Middlebury

 

Faculty Research


Prof.  Jason Arndt (Department of Psychology)

Human Memory Lab: Our lab examines the mental processes that underlie human memory. Current projects seek to understand the nature of memory errors, the influence of emotion on memory, how taking a test (as opposed to just studying) can improve long term memory, and how social processes influence memory.


Prof. Marcia Collaer (Department of Psychology)

Spatial Cognition Lab: Our research investigates factors influencing cognitive abilities, particularly spatial skills. Some issues of interest: how do people ‘pay attention’ to their environment, strategies used, the influence of stressors, the role of social influences such as stereotypes, and relationships to hormones.


Prof. Kim Cronise (Department of Psychology)

Alcohol Addiction Lab: Alcoholics begin their careers with a single drink and, in time, their consumption patterns increase dramatically. The lab investigates factors that cause alcohol dependence, focusing on tolerance, one of the consequences of repeated exposure to alcohol, which may “kick start” the addiction cycle.


Prof. Mike Dash (Department of Psychology)

 


Prof. Glen Ernstrom (Department of Biology and Neuroscience)

Molecular Neurobiology Lab: Our lab studies the molecular neurobiology of neurotransmission. Using the genetically tractable model organism the round worm Caenorhabditis elegans we investigate how neurotransmitters are loaded into synaptic vesicles and how synaptic vesicles release neurotransmitters from neurons. Our ultimate goal is to define common mechanisms of neurotransmitter loading and release that can facilitate the design of therapies for human neural disorders.


Prof. Kareem Khalifa (Department of Philosophy)

My research focuses on scientific explanation and understanding. I am currently writing a book that argues that scientific understanding is reducible to explanatory knowledge, and a series of papers challenging the ambitions and semantic assumptions of philosophical analyses of explanation. For relevant publications, read my CV.


Prof. Matt Kimble (Department of Psychology)

Clinical Psychophysiology Lab: The lab investigates the behavioral, peripheral, and central correlates of anxiety and anxiety disorders using eye tracking, event related potentials, and measures of peripheral autonomic activity.


Prof.  Clarissa Parker (Department of Psychology and Neuroscience)

Behavioral Genetics Lab: Our research examines the genes and neurobiological pathways associated with  stress, anxiety, and substance abuse using mouse models.


Prof.  Tom Root (Department of Biology)

Neurobiology Lab: My research is in zoology, physiology and neurobiology (specifically the neural control of behavior) with many different animals, but primarily invertebrates and especially arachnids and cephalopod mollusks. We study an animal's senses and movements, and how those permit an animal to locomote, feed, escape or behave in other effective ways, such as in octopuses where we are currently studying how they use senses to direct exquisite and precise movements, and how they learn to make a choice and learn choices for adaptive behavior.
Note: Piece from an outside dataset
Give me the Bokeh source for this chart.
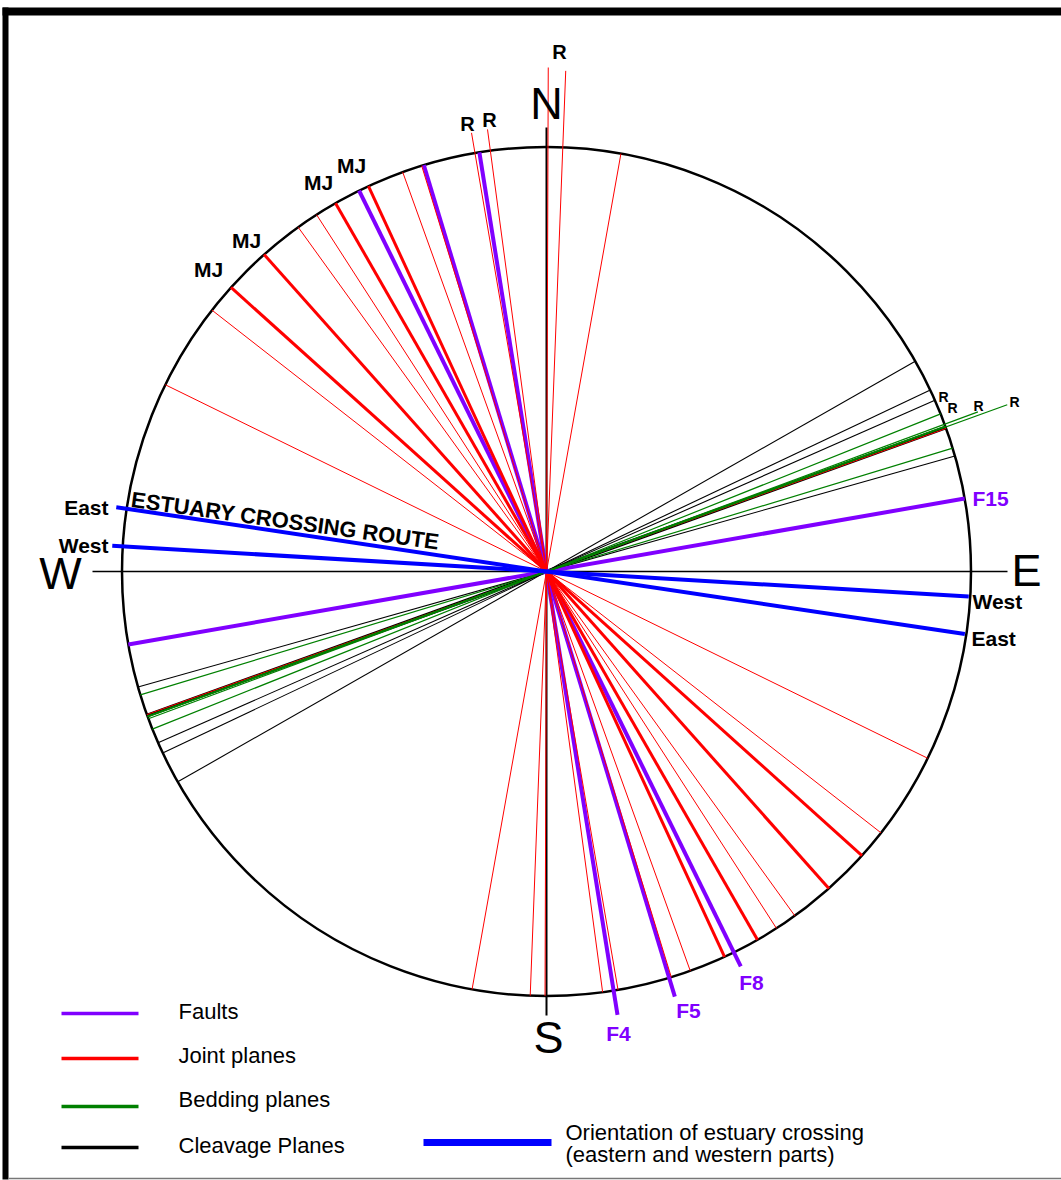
import math
from bokeh.plotting import figure
from bokeh.models import Range1d, ColumnDataSource
from bokeh.core.properties import value
from bokeh.embed import file_html
from bokeh.resources import INLINE

# ---------------- data (strikes in degrees, clockwise from north) ----------------
FAULT_STRIKES = [80.1, 153.8, 163.2, 170.9]
FAULT_NAMES = ["F15", "F8", "F5", "F4"]
JOINT_MAJOR = [132.0, 138.3, 150.2, 155.2]
JOINT_MINOR = [116.1, 128.0, 144.2, 147.2, 160.2, 162.9, 170.3, 172.4, 0.2, 2.2, 10.1, 70.3]
BEDDING = [68.2, 69.7, 70.1, 73.1, 70.0]
CLEAVAGE = [60.3, 64.7, 66.2, 74.2, 70.2]
ROUTE_PARTS = ["West", "East"]
ROUTE_STRIKES = [93.4, 98.5]
LEGEND_LABELS = ["Faults", "Joint planes", "Bedding planes", "Cleavage Planes"]
ROUTE_LEGEND = ["Orientation of estuary crossing", "(eastern and western parts)"]

# ---------------- layout ----------------
OX, OY = 0, 0              # page position of the figure
W, H = 1061, 1180
CX, CY = 546, 571          # page-pixel centre of the diagram
R = 424.5
FONT = value("Liberation Sans")
BASE_K = 0.37              # baseline correction (fraction of font size)

p = figure(width=W, height=H, output_backend="svg", toolbar_location=None,
           x_range=Range1d(OX - CX, OX + W - CX), y_range=Range1d(CY - OY - H, CY - OY),
           x_axis_location=None, y_axis_location=None, min_border=0)
p.grid.visible = False
p.outline_line_color = None
p.background_fill_color = "white"
p.border_fill_color = "white"


def X(sx):
    return sx - CX


def Y(sy):
    return CY - sy


def lines(strikes, color, width, fwd=None, back=None):
    n = len(strikes)
    fwd = fwd or [R] * n
    back = back or [R] * n
    x0, y0, x1, y1 = [], [], [], []
    for a, lf, lb in zip(strikes, fwd, back):
        s, c = math.sin(math.radians(a)), math.cos(math.radians(a))
        x0.append(-lb * s); y0.append(-lb * c)
        x1.append(lf * s); y1.append(lf * c)
    src = ColumnDataSource(dict(x0=x0, y0=y0, x1=x1, y1=y1))
    p.segment("x0", "y0", "x1", "y1", source=src, line_color=color, line_width=width)


def label(sx, sy, txt, size, color="black", bold=True, align="center", angle=0.0):
    d = BASE_K * size
    sx2 = sx - d * math.sin(-angle)
    sy2 = sy - d * math.cos(angle)
    p.text(x=[X(sx2)], y=[Y(sy2)], text=[txt], text_font=FONT,
           text_font_size=value(f"{size}px"), text_font_style="bold" if bold else "normal",
           text_color=color, text_align=align, text_baseline="alphabetic", angle=angle)


PURPLE, RED, GREEN, BLACK, BLUE = "#8000FF", "#FF0000", "#008000", "#000000", "#0000FF"

# frame
p.quad(left=[X(2)], right=[X(1061)], top=[Y(7)], bottom=[Y(15)], fill_color="black", line_color=None)
p.quad(left=[X(2)], right=[X(8)], top=[Y(7)], bottom=[Y(1179)], fill_color="black", line_color=None)
p.segment(x0=[X(8)], y0=[Y(1178)], x1=[X(1061)], y1=[Y(1178)], line_color="#777777", line_width=1.5)

# compass axes
lines([0.0], BLACK, 2, fwd=[444], back=[444])
lines([90.0], BLACK, 1.5, fwd=[461], back=[454])

# circle
p.circle(x=[0], y=[0], radius=R, fill_color=None, line_color="black", line_width=2.5)

# structural planes
lines(CLEAVAGE, BLACK, 1.1)
lines([70.2], BLACK, 3.5)
lines(FAULT_STRIKES, PURPLE, 4, fwd=[R, 440, 444, 449])
jm_back = [R] * len(JOINT_MINOR)
jm_fwd = [R] * len(JOINT_MINOR)
jm_back[6], jm_back[7] = 445, 446
jm_fwd[8], jm_fwd[9] = 504, 501
lines(JOINT_MINOR, RED, 1, fwd=jm_fwd, back=jm_back)
lines(JOINT_MAJOR, RED, 3)
lines(BEDDING, GREEN, 1.2, fwd=[R, 460, 490, R, R])
lines([70.0], GREEN, 1.6)
lines(ROUTE_STRIKES, BLUE, 4, fwd=[423, 423], back=[435, 435])

# compass letters
label(546, 120, "N", 45, bold=False)
label(548, 1054, "S", 45, bold=False)
label(60, 590, "W", 45, bold=False)
label(1026, 587, "E", 45, bold=False)

# R labels
for sx, sy in [(559, 59), (467, 131), (489, 127)]:
    label(sx, sy, "R", 20)
for sx, sy in [(938, 402), (947, 413), (973, 411), (1009, 407)]:
    label(sx, sy, "R", 14, align="left")

# MJ labels
for sx, sy in [(351, 173), (318, 190), (246, 248), (208, 277)]:
    label(sx, sy, "MJ", 21)

# fault labels
label(972, 506, FAULT_NAMES[0], 21, color=PURPLE, align="left")
label(751, 990, FAULT_NAMES[1], 21, color=PURPLE)
label(688, 1018, FAULT_NAMES[2], 21, color=PURPLE)
label(618, 1041, FAULT_NAMES[3], 21, color=PURPLE)

# route labels
label(108, 515, ROUTE_PARTS[1], 21, align="right")
label(108, 553, ROUTE_PARTS[0], 21, align="right")
label(972, 609, ROUTE_PARTS[0], 21, align="left")
label(971, 646, ROUTE_PARTS[1], 21, align="left")
label(132, 507, "ESTUARY CROSSING ROUTE", 22, align="left", angle=math.radians(-7.9))

# legend
leg_colors = [PURPLE, RED, GREEN, BLACK]
leg_y = [1013, 1058, 1106, 1147]
leg_base = [1019, 1063, 1107, 1153]
for col, ly, lb, txt in zip(leg_colors, leg_y, leg_base, LEGEND_LABELS):
    p.segment(x0=[X(61)], y0=[Y(ly)], x1=[X(138)], y1=[Y(ly)], line_color=col, line_width=3.5)
    label(178, lb, txt, 22, bold=False, align="left")
p.segment(x0=[X(423)], y0=[Y(1142)], x1=[X(551)], y1=[Y(1142)], line_color=BLUE, line_width=7)
label(565, 1140, ROUTE_LEGEND[0], 22, bold=False, align="left")
label(565, 1162, ROUTE_LEGEND[1], 22, bold=False, align="left")

open("out.html", "w").write(file_html(p, INLINE))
Prof. John Spackman (Department of Philosophy)

My current research focuses on the relation between experience and language, and in particular on recent debates about whether perceptual, religious, and aesthetic experience should be viewed as conceptual or non-conceptual. I also have a special research interest in Buddhist philosophy, and in particular on Buddhist perspectives on the relations between mind, language, and reality.


Prof.  Mark Spritzer (Department of Biology)

Behavioral Neuroendocrinology Lab: Our lab focuses on the effects of hormones on spatial memory and underlying neural plasticity. We are particularly interested in the role that adult neurogenesis in the formation of new memories.  We are also examining how sexual interactions and social isolation influence adult neurogenesis and associated cognitive abilities.


Prof.  Bill Waldron (Department of Religion)

My work focuses on classical Indian Buddhist theories of cognition and the role of unconscious mental processes in the construction of perception. It brings these ancient ideas into dialogue with similar perspectives in cognitive science and neuroscience.